→ **Given problem**
Begin with the first line of the material and copy each line word for word through the line that contains "const yStep = 20000;"; the pictures are left out.

──────────

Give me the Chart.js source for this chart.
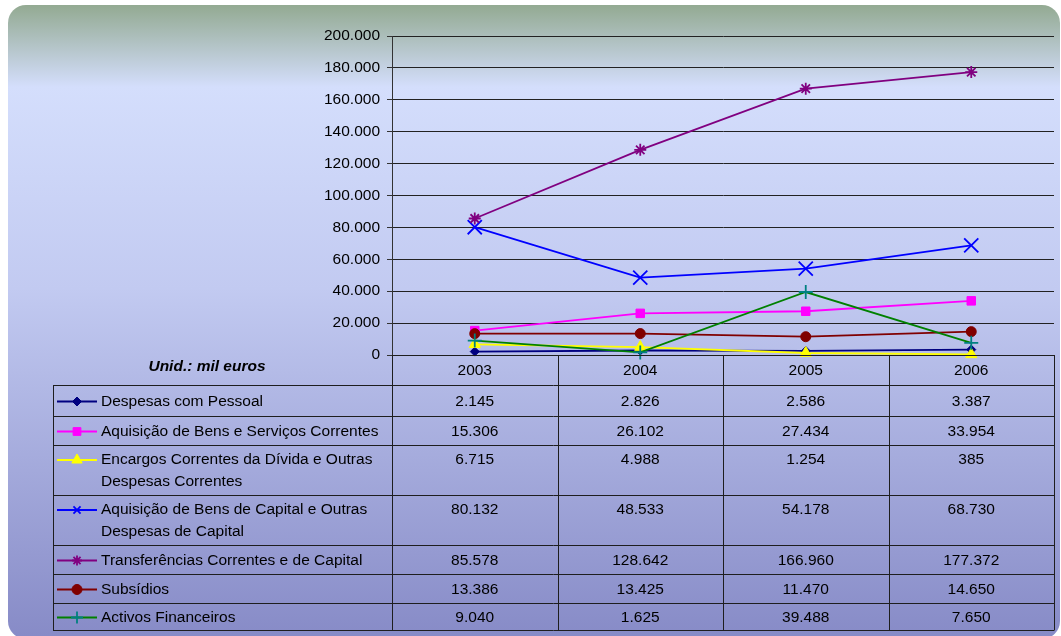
<!DOCTYPE html>
<html>
<head>
<meta charset="utf-8">
<script src="https://cdn.jsdelivr.net/npm/chart.js@4/dist/chart.umd.min.js"></script>
<style>
  html, body { margin: 0; padding: 0; background: #fff; }
  #wrap { width: 1061px; height: 636px; }
</style>
</head>
<body>
<div id="wrap"><canvas id="chart" width="1061" height="636"></canvas></div>
<script>
// dados (Unid.: mil euros)
const years = ['2003', '2004', '2005', '2006'];
const despesasPessoal = [2145, 2826, 2586, 3387];
const bensServicos = [15306, 26102, 27434, 33954];
const encargosDivida = [6715, 4988, 1254, 385];
const bensCapital = [80132, 48533, 54178, 68730];
const transferencias = [85578, 128642, 166960, 177372];
const subsidios = [13386, 13425, 11470, 14650];
const activosFinanceiros = [9040, 1625, 39488, 7650];

const seriesNames = [
  'Despesas com Pessoal',
  'Aquisição de Bens e Serviços Correntes',
  'Encargos Correntes da Dívida e Outras\nDespesas Correntes',
  'Aquisição de Bens de Capital e Outras\nDespesas de Capital',
  'Transferências Correntes e de Capital',
  'Subsídios',
  'Activos Financeiros'
];
const seriesValues = [despesasPessoal, bensServicos, encargosDivida, bensCapital, transferencias, subsidios, activosFinanceiros];
const unitLabel = 'Unid.: mil euros';
const yMax = 200000;
const yStep = 20000;

// estilos (Excel)
const lineColors = ['#000080', '#ff00ff', '#ffff00', '#0000ff', '#800080', '#800000', '#008000'];
const markerColors = ['#000080', '#ff00ff', '#ffff00', '#0000ff', '#800080', '#800000', '#008080'];
const markerStyles = ['rectRot', 'rect', 'triangle', 'crossRot', 'star', 'circle', 'cross'];
const markerSizes = [4.5, 6, 6.5, 10, 6, 5, 7];
const legendSizes = [4.5, 5.5, 6, 5, 5, 5, 6];
const rowHeights = [30, 31, 29, 50, 50, 29, 29, 27];

const FONT = '"Liberation Sans", Arial, sans-serif';
const FS = 15.5;

function fmt(v) {
  return String(v).replace(/\B(?=(\d{3})+(?!\d))/g, '.');
}

const thin = s => (s === 'crossRot' || s === 'cross' || s === 'star') ? 1.8 : 1;

const datasets = seriesValues.map((vals, i) => ({
  label: seriesNames[i],
  data: vals,
  borderColor: lineColors[i],
  borderWidth: 1.8,
  backgroundColor: markerColors[i],
  pointStyle: markerStyles[i],
  pointRadius: markerSizes[i],
  pointBorderColor: markerColors[i],
  pointBackgroundColor: markerColors[i],
  pointBorderWidth: thin(markerStyles[i]),
  tension: 0,
  fill: false,
  clip: false,
  order: seriesValues.length - i
}));

const panelPlugin = {
  id: 'panel',
  beforeDraw(chart) {
    const ctx = chart.ctx;
    ctx.save();
    ctx.fillStyle = '#ffffff';
    ctx.fillRect(0, 0, chart.width, chart.height);
    const g = ctx.createLinearGradient(0, 5, 0, 636);
    g.addColorStop(0, '#93aa92');
    g.addColorStop(0.13, '#d4defc');
    g.addColorStop(0.45, '#c2caf1');
    g.addColorStop(1, '#878bc7');
    ctx.fillStyle = g;
    ctx.beginPath();
    ctx.roundRect(8, 5, 1052, 634, 18);
    ctx.fill();
    ctx.restore();
  }
};

const tablePlugin = {
  id: 'dataTable',
  afterDraw(chart) {
    const { ctx, chartArea } = chart;
    const x = chart.scales.x;
    const tableLeft = 53;
    const top = chartArea.bottom;

    const rows = [top];
    rowHeights.forEach(h => rows.push(rows[rows.length - 1] + h));
    const bottom = rows[rows.length - 1];

    const cols = [chartArea.left];
    for (let i = 0; i < years.length - 1; i++) {
      cols.push(Math.round((x.getPixelForValue(i) + x.getPixelForValue(i + 1)) / 2));
    }
    cols.push(chartArea.right);

    ctx.save();
    ctx.strokeStyle = '#1e1e1e';
    ctx.lineWidth = 1;
    ctx.beginPath();
    // horizontais
    ctx.moveTo(chartArea.left, top + 0.5);
    ctx.lineTo(chartArea.right, top + 0.5);
    for (let r = 1; r < rows.length; r++) {
      ctx.moveTo(tableLeft, rows[r] + 0.5);
      ctx.lineTo(chartArea.right, rows[r] + 0.5);
    }
    // verticais
    ctx.moveTo(tableLeft + 0.5, rows[1]);
    ctx.lineTo(tableLeft + 0.5, bottom + 0.5);
    cols.forEach(cx => {
      ctx.moveTo(cx + 0.5, top);
      ctx.lineTo(cx + 0.5, bottom + 0.5);
    });
    ctx.stroke();

    ctx.fillStyle = '#000';
    ctx.textBaseline = 'middle';
    ctx.textAlign = 'center';
    ctx.font = FS + 'px ' + FONT;
    years.forEach((yr, i) => {
      ctx.fillText(yr, x.getPixelForValue(i), (rows[0] + rows[1]) / 2 + 0.5);
    });

    ctx.font = 'italic bold ' + FS + 'px ' + FONT;
    ctx.fillText(unitLabel, 207, top + 12);

    seriesNames.forEach((name, s) => {
      const rTop = rows[s + 1];
      const lines = name.split('\n');
      const firstY = lines.length > 1 ? rTop + 15 : (rTop + rows[s + 2]) / 2 + 1;

      // marcador da legenda
      ctx.save();
      ctx.strokeStyle = lineColors[s];
      ctx.lineWidth = 1.8;
      ctx.beginPath();
      ctx.moveTo(57, firstY);
      ctx.lineTo(97, firstY);
      ctx.stroke();
      ctx.strokeStyle = markerColors[s];
      ctx.fillStyle = markerColors[s];
      ctx.lineWidth = thin(markerStyles[s]);
      Chart.helpers.drawPoint(ctx, { pointStyle: markerStyles[s], radius: legendSizes[s], rotation: 0, borderWidth: ctx.lineWidth }, 77, firstY);
      ctx.restore();

      ctx.fillStyle = '#000';
      ctx.font = FS + 'px ' + FONT;
      ctx.textAlign = 'left';
      lines.forEach((ln, k) => ctx.fillText(ln, 101, firstY + k * 21.5));

      ctx.textAlign = 'center';
      seriesValues[s].forEach((v, i) => {
        ctx.fillText(fmt(v), x.getPixelForValue(i), firstY);
      });
    });
    ctx.restore();
  }
};

new Chart(document.getElementById('chart').getContext('2d'), {
  type: 'line',
  data: { labels: years, datasets: datasets },
  options: {
    responsive: false,
    animation: false,
    devicePixelRatio: 1,
    layout: { autoPadding: false, padding: { left: 0, right: 7, top: 36, bottom: 281 } },
    plugins: {
      legend: { display: false },
      tooltip: { enabled: false }
    },
    scales: {
      x: {
        type: 'category',
        display: false,
        offset: true
      },
      y: {
        min: 0,
        max: yMax,
        ticks: {
          stepSize: yStep,
          color: '#000',
          padding: 7,
          font: { family: FONT, size: FS },
          callback: v => fmt(v)
        },
        grid: {
          color: '#222',
          lineWidth: 1,
          drawTicks: true,
          tickLength: 5,
          tickColor: '#333'
        },
        border: { display: true, color: '#333', width: 1 },
        afterFit(scale) { scale.width = 392; }
      }
    }
  },
  plugins: [panelPlugin, tablePlugin]
});
</script>
</body>
</html>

──────────

→ **Answer to the exercise**
Give me the Chart.js source for this chart.
<!DOCTYPE html>
<html>
<head>
<meta charset="utf-8">
<script src="https://cdn.jsdelivr.net/npm/chart.js@4/dist/chart.umd.min.js"></script>
<style>
  html, body { margin: 0; padding: 0; background: #fff; }
  #wrap { width: 1061px; height: 636px; }
</style>
</head>
<body>
<div id="wrap"><canvas id="chart" width="1061" height="636"></canvas></div>
<script>
// dados (Unid.: mil euros)
const years = ['2003', '2004', '2005', '2006'];
const despesasPessoal = [2145, 2826, 2586, 3387];
const bensServicos = [15306, 26102, 27434, 33954];
const encargosDivida = [6715, 4988, 1254, 385];
const bensCapital = [80132, 48533, 54178, 68730];
const transferencias = [85578, 128642, 166960, 177372];
const subsidios = [13386, 13425, 11470, 14650];
const activosFinanceiros = [9040, 1625, 39488, 7650];

const seriesNames = [
  'Despesas com Pessoal',
  'Aquisição de Bens e Serviços Correntes',
  'Encargos Correntes da Dívida e Outras\nDespesas Correntes',
  'Aquisição de Bens de Capital e Outras\nDespesas de Capital',
  'Transferências Correntes e de Capital',
  'Subsídios',
  'Activos Financeiros'
];
const seriesValues = [despesasPessoal, bensServicos, encargosDivida, bensCapital, transferencias, subsidios, activosFinanceiros];
const unitLabel = 'Unid.: mil euros';
const yMax = 200000;
const yStep = 20000;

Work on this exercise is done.